* SET PROBLEM
Only the lines from the start of the data through the line with "(0,0) rectangle (1030,-726);" belong in the copy. Restate them word for word, minus the pictures.

___ SOURCE EXCERPT ___

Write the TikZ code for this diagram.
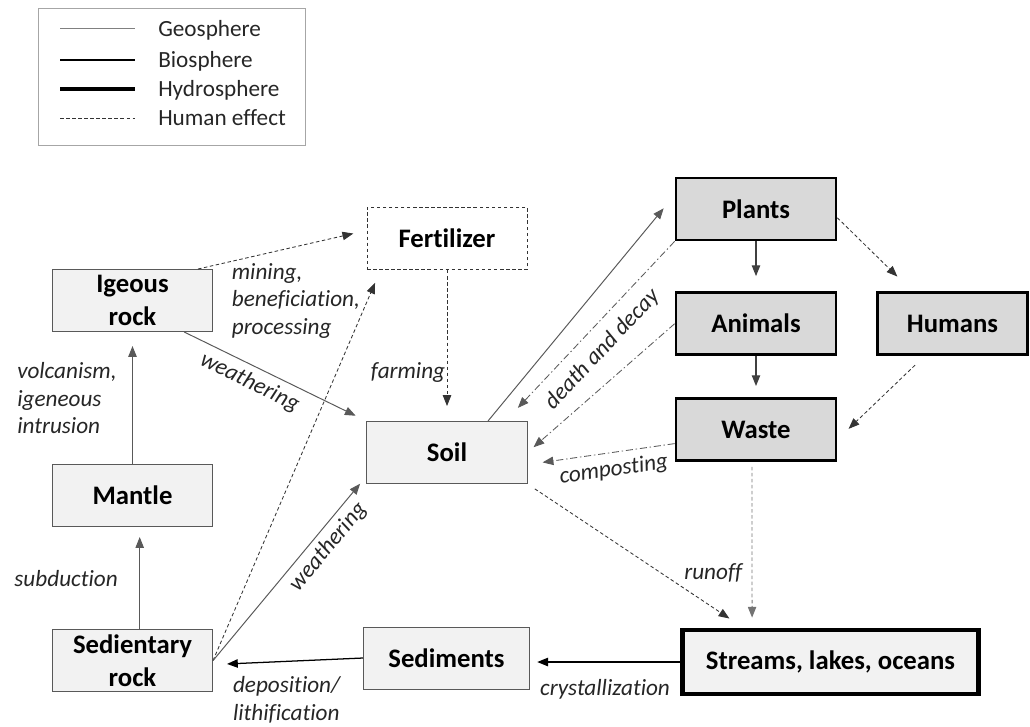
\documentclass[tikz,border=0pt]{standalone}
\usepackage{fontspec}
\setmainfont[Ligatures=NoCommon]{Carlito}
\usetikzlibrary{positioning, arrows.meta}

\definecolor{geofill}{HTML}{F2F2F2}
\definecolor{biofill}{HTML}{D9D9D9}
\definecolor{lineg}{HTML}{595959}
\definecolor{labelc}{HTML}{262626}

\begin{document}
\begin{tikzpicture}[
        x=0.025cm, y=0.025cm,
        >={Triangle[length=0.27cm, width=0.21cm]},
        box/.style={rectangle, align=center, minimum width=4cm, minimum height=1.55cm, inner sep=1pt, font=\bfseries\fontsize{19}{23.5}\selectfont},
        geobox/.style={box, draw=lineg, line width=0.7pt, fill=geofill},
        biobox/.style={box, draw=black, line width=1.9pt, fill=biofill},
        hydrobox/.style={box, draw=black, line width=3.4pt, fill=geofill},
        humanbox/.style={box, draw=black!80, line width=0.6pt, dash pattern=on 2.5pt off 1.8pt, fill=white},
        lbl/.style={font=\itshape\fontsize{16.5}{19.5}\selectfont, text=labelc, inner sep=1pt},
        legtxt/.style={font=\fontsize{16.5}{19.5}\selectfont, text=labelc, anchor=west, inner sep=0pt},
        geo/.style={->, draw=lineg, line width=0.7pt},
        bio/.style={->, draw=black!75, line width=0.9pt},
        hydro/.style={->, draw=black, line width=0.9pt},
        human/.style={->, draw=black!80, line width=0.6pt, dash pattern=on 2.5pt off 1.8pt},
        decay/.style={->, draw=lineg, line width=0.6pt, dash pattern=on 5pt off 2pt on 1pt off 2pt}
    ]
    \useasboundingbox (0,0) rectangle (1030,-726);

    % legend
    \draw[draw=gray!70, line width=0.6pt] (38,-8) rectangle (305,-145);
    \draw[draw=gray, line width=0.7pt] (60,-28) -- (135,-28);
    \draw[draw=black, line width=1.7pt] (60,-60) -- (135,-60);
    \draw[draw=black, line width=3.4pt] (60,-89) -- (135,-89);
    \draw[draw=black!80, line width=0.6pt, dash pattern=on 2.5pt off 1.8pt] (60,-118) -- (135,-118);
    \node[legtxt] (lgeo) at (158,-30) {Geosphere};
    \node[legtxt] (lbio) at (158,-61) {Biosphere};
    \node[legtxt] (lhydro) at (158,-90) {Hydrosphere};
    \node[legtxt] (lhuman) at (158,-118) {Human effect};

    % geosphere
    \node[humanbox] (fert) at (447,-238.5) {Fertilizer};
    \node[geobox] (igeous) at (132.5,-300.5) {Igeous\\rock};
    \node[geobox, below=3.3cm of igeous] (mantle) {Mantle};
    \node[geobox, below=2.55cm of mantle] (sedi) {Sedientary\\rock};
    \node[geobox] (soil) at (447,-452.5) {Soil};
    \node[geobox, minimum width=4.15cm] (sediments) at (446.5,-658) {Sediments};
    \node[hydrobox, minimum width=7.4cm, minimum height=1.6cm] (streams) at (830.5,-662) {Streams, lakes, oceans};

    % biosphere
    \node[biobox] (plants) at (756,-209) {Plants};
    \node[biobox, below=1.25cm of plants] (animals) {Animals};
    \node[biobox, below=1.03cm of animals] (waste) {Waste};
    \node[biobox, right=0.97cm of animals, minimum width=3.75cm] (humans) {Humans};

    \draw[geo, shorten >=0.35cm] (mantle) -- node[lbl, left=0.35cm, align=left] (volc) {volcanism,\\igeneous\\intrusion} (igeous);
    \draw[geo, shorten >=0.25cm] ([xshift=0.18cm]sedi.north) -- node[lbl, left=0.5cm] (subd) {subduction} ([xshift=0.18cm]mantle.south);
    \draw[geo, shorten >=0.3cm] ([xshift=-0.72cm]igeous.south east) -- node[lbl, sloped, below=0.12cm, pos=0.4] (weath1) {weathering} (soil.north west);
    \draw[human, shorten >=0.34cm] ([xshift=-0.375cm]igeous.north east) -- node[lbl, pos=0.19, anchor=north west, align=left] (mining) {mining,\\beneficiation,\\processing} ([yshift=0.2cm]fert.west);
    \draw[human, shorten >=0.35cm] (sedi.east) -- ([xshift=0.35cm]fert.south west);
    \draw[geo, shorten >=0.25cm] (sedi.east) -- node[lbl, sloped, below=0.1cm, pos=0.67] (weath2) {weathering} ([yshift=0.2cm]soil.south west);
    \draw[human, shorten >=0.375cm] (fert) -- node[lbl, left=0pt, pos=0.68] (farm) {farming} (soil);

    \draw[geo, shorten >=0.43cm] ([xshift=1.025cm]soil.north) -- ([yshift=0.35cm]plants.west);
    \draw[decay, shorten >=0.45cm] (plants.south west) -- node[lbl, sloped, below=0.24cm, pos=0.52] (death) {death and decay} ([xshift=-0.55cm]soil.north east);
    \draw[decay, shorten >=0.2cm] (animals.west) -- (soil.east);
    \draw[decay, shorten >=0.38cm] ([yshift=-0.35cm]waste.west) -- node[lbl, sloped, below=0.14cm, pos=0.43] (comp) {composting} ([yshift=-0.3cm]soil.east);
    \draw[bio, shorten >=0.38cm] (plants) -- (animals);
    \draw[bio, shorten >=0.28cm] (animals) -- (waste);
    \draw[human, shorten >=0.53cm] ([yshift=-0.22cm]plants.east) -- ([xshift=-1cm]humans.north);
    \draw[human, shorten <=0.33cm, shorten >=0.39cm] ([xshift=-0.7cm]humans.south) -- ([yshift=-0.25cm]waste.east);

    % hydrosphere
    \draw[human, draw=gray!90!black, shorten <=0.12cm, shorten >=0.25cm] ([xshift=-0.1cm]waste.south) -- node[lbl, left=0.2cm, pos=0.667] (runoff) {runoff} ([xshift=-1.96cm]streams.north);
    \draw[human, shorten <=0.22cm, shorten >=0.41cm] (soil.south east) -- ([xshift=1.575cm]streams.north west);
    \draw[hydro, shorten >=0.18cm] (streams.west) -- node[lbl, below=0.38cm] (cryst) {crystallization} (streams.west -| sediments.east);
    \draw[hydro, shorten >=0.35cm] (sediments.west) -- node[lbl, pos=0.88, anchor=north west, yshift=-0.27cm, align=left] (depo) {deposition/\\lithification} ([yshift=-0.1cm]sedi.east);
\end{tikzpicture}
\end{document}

___

* FULL RESPONSE
Write the TikZ code for this diagram.
\documentclass[tikz,border=0pt]{standalone}
\usepackage{fontspec}
\setmainfont[Ligatures=NoCommon]{Carlito}
\usetikzlibrary{positioning, arrows.meta}

\definecolor{geofill}{HTML}{F2F2F2}
\definecolor{biofill}{HTML}{D9D9D9}
\definecolor{lineg}{HTML}{595959}
\definecolor{labelc}{HTML}{262626}

\begin{document}
\begin{tikzpicture}[
        x=0.025cm, y=0.025cm,
        >={Triangle[length=0.27cm, width=0.21cm]},
        box/.style={rectangle, align=center, minimum width=4cm, minimum height=1.55cm, inner sep=1pt, font=\bfseries\fontsize{19}{23.5}\selectfont},
        geobox/.style={box, draw=lineg, line width=0.7pt, fill=geofill},
        biobox/.style={box, draw=black, line width=1.9pt, fill=biofill},
        hydrobox/.style={box, draw=black, line width=3.4pt, fill=geofill},
        humanbox/.style={box, draw=black!80, line width=0.6pt, dash pattern=on 2.5pt off 1.8pt, fill=white},
        lbl/.style={font=\itshape\fontsize{16.5}{19.5}\selectfont, text=labelc, inner sep=1pt},
        legtxt/.style={font=\fontsize{16.5}{19.5}\selectfont, text=labelc, anchor=west, inner sep=0pt},
        geo/.style={->, draw=lineg, line width=0.7pt},
        bio/.style={->, draw=black!75, line width=0.9pt},
        hydro/.style={->, draw=black, line width=0.9pt},
        human/.style={->, draw=black!80, line width=0.6pt, dash pattern=on 2.5pt off 1.8pt},
        decay/.style={->, draw=lineg, line width=0.6pt, dash pattern=on 5pt off 2pt on 1pt off 2pt}
    ]
    \useasboundingbox (0,0) rectangle (1030,-726);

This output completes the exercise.